--- Data ---
##############################

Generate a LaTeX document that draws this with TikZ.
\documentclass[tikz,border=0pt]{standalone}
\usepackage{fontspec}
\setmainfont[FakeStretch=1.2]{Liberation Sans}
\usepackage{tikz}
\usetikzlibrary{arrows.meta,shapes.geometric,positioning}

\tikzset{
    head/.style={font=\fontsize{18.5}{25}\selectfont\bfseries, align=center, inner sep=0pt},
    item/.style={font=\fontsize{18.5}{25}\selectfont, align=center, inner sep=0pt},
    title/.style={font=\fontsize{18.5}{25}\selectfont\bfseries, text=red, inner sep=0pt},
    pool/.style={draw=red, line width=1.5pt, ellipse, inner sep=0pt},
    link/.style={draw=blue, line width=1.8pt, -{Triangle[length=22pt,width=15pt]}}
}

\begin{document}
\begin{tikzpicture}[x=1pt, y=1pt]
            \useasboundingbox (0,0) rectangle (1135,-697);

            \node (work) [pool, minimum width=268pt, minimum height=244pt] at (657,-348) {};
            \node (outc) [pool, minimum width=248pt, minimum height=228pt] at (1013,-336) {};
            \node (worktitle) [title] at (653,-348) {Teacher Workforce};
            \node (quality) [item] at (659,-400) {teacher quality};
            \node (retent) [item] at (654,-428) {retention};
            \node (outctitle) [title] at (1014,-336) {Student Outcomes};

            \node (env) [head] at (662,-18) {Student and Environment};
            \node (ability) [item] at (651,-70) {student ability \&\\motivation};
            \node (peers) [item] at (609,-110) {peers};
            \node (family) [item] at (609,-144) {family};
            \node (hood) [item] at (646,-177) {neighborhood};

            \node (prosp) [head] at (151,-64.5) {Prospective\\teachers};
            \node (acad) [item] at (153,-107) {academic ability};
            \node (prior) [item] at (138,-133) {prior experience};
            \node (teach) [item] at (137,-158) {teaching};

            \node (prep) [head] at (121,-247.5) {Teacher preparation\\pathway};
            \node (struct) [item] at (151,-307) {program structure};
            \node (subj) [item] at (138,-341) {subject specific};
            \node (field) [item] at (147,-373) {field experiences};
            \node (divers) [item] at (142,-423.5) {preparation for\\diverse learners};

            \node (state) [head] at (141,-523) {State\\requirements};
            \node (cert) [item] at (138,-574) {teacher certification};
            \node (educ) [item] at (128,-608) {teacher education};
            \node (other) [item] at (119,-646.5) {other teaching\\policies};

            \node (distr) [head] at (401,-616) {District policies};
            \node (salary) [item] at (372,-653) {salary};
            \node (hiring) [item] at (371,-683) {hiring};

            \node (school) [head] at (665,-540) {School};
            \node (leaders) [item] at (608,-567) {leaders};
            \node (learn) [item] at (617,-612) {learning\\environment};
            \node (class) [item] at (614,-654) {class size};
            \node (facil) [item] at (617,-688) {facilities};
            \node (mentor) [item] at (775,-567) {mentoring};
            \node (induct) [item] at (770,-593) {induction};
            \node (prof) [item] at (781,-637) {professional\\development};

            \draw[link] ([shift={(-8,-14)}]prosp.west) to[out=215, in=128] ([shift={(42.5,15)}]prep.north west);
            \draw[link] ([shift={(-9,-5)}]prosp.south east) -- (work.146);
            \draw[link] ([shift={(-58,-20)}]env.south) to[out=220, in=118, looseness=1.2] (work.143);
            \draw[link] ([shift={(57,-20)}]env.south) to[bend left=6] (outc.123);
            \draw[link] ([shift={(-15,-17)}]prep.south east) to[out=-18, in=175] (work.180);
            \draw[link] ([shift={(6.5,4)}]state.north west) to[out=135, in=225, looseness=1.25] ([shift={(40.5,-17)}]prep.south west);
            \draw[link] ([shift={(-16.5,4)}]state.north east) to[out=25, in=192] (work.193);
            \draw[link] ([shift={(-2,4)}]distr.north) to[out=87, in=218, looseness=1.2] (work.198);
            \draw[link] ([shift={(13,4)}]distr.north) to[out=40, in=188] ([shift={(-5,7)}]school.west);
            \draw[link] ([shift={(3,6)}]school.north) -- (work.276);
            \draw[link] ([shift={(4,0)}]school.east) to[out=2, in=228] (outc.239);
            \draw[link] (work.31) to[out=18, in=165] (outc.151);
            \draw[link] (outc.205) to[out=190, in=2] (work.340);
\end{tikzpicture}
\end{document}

##############################

--- Task statement ---
Only the lines from the opening of the material through the line with "(0,0) rectangle (1135,-697);" should be echoed, exactly as written.

--- Answer to this problem ---
Generate a LaTeX document that draws this with TikZ.
\documentclass[tikz,border=0pt]{standalone}
\usepackage{fontspec}
\setmainfont[FakeStretch=1.2]{Liberation Sans}
\usepackage{tikz}
\usetikzlibrary{arrows.meta,shapes.geometric,positioning}

\tikzset{
    head/.style={font=\fontsize{18.5}{25}\selectfont\bfseries, align=center, inner sep=0pt},
    item/.style={font=\fontsize{18.5}{25}\selectfont, align=center, inner sep=0pt},
    title/.style={font=\fontsize{18.5}{25}\selectfont\bfseries, text=red, inner sep=0pt},
    pool/.style={draw=red, line width=1.5pt, ellipse, inner sep=0pt},
    link/.style={draw=blue, line width=1.8pt, -{Triangle[length=22pt,width=15pt]}}
}

\begin{document}
\begin{tikzpicture}[x=1pt, y=1pt]
            \useasboundingbox (0,0) rectangle (1135,-697);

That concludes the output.